In the form of camp, it might be more familiar in theatre, film and comedy, which are more tolerant of artifice.

However, it’s more difficult to get away with it in the audience for indie-oriented rock music.

If it’s difficult anywhere in the world, it’s even more difficult in Australia and Brisbane.




Here, we have finely-tuned bullshit detectors that can spot pretension at 40 paces. We are deeply suspicious of anything that doesn’t appear to be authentic.

If Robert wasn’t careful, this preoccupation with self could come across as superior and condescending to those around him.

There was too much risk that the former private school boy might be construed as a snob.


Those Striped Sunlight Disciples

The Go-Betweens quickly generated an informal fan club, some of whom would form bands that copied and in some cases bettered the Go-Betweens sound (e.g., the Four Gods).

These fans were sensitive new age guys, even before the term had been invented.

They studied creative design or architecture. They were influenced by movements from around the world and they dreamed of leaving Brisbane and exploring that world.

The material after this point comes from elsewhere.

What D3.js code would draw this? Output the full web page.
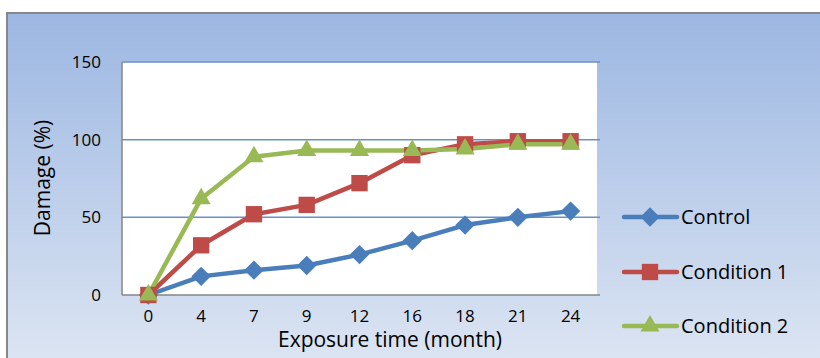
<!DOCTYPE html>
<html><head><meta charset="utf-8">
<script src="https://cdn.jsdelivr.net/npm/d3@7"></script>
<style>body{margin:0;background:#fff}svg{display:block}</style>
</head><body><svg id="c" width="820" height="358"></svg>
<script>
const categories = ["0","4","7","9","12","16","18","21","24"];
const control = [0, 12, 16, 19, 26, 35, 45, 50, 54];
const condition1 = [0, 32, 52, 58, 72, 90, 97, 99, 99];
const condition2 = [0, 62, 89, 93, 93, 93, 94, 97, 97];
const yTicks = [0, 50, 100, 150];
const seriesNames = ["Control", "Condition 1", "Condition 2"];

const series = [
  {name: seriesNames[0], values: control, color: "#4A7EBB", shape: d3.symbolDiamond2, size: 240},
  {name: seriesNames[1], values: condition1, color: "#BE4B48", shape: d3.symbolSquare2, size: 340},
  {name: seriesNames[2], values: condition2, color: "#98B954", shape: d3.symbolTriangle2, size: 260}
];

const svg = d3.select("#c");
const defs = svg.append("defs");
const g = defs.append("linearGradient").attr("id","bg").attr("x1",0).attr("y1",0).attr("x2",0).attr("y2",1);
g.append("stop").attr("offset","0%").attr("stop-color","#9CB7E2");
g.append("stop").attr("offset","100%").attr("stop-color","#DEE6F3");

svg.append("rect").attr("x",7).attr("y",13).attr("width",820).attr("height",360)
  .attr("fill","url(#bg)").attr("stroke","#878787").attr("stroke-width",2);

const L=122, R=597, T=62, B=295;
const x = d3.scaleBand().domain(categories).range([L,R]);
const y = d3.scaleLinear().domain([0,150]).range([B,T]);

svg.append("rect").attr("x",L).attr("y",T).attr("width",R-L).attr("height",B-T).attr("fill","#fff");

// gridlines
svg.append("g").selectAll("line").data(yTicks.filter(d=>d>0)).join("line")
  .attr("x1",L).attr("x2",R+3).attr("y1",d=>y(d)).attr("y2",d=>y(d))
  .attr("stroke","#6A8FC8").attr("stroke-width",1.5);

// axes lines
svg.append("line").attr("x1",L).attr("x2",L).attr("y1",T).attr("y2",B).attr("stroke","#868686").attr("stroke-width",1.5);
svg.append("line").attr("x1",L).attr("x2",R+3).attr("y1",B).attr("y2",B).attr("stroke","#868686").attr("stroke-width",1.5);

const font = "'Open Sans', 'Noto Sans', sans-serif";
// y axis
const ya = svg.append("g").attr("transform",`translate(${L},0)`)
  .call(d3.axisLeft(y).tickValues(yTicks).tickSize(0).tickPadding(21));
ya.select(".domain").remove();
ya.selectAll("text").attr("font-family",font).attr("font-size",17).attr("fill","#000");

// x axis
const xa = svg.append("g").attr("transform",`translate(0,${B})`)
  .call(d3.axisBottom(x).tickSize(0).tickPadding(15));
xa.select(".domain").remove();
xa.selectAll("text").attr("font-family",font).attr("font-size",17).attr("fill","#000");

// titles
svg.append("text").attr("transform","translate(50,178) rotate(-90)").attr("text-anchor","middle")
  .attr("font-family",font).attr("font-size",21).attr("fill","#000").text("Damage (%)");
svg.append("text").attr("x",390).attr("y",347).attr("text-anchor","middle")
  .attr("font-family",font).attr("font-size",21).attr("fill","#000").text("Exposure time (month)");

const cx = (d,i)=>x(categories[i])+x.bandwidth()/2;
const line = d3.line().x((d,i)=>cx(d,i)).y(d=>y(d));

series.forEach(s=>{
  svg.append("path").attr("d",line(s.values)).attr("fill","none")
    .attr("stroke",s.color).attr("stroke-width",4.5).attr("stroke-linejoin","round");
});
series.forEach(s=>{
  const sym = d3.symbol().type(s.shape).size(s.size);
  svg.append("g").selectAll("path").data(s.values).join("path")
    .attr("d",sym).attr("fill",s.color)
    .attr("transform",(d,i)=>`translate(${cx(d,i)},${y(d)})`);
});

// legend
const legY = [217, 272, 326];
series.forEach((s,i)=>{
  const lg = svg.append("g").attr("transform",`translate(0,${legY[i]})`);
  lg.append("line").attr("x1",624).attr("x2",677).attr("y1",0).attr("y2",0)
    .attr("stroke",s.color).attr("stroke-width",4.5).attr("stroke-linecap","round");
  const sym = d3.symbol().type(s.shape).size(s.size);
  lg.append("path").attr("d",sym).attr("fill",s.color).attr("transform","translate(650,0)");
  lg.append("text").attr("x",681).attr("y",0).attr("dy","0.35em")
    .attr("font-family",font).attr("font-size",20).attr("fill","#000").text(s.name);
});
</script></body></html>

The example of the Go-Betweens showed that you could dream these dreams and that they could take you overseas, even if commercial success still managed to elude you.


The Quest for Fame and Fortune

Robert and Grant were role models that encouraged another generation to create, when everywhere else you looked Brisbane seemed to be a teenage wasteland.

Nevertheless, the existence of the disciples validated and perpetuated the myths that the Go-Betweens had generated themselves.

Because someone believed them, they continued to believe their own publicity.

They never had to do a reality check and adjust the controls in their quest for fame and fortune.

Ultimately, their real quest was fame and fortune, not music.

Music was just the vehicle for achieving a more important goal.

Despite the quality of their music, they might have failed in their real quest, perhaps because they tried too hard.

Their music was precious, but ultimately its makers were a little too precious in how they went about achieving their goals.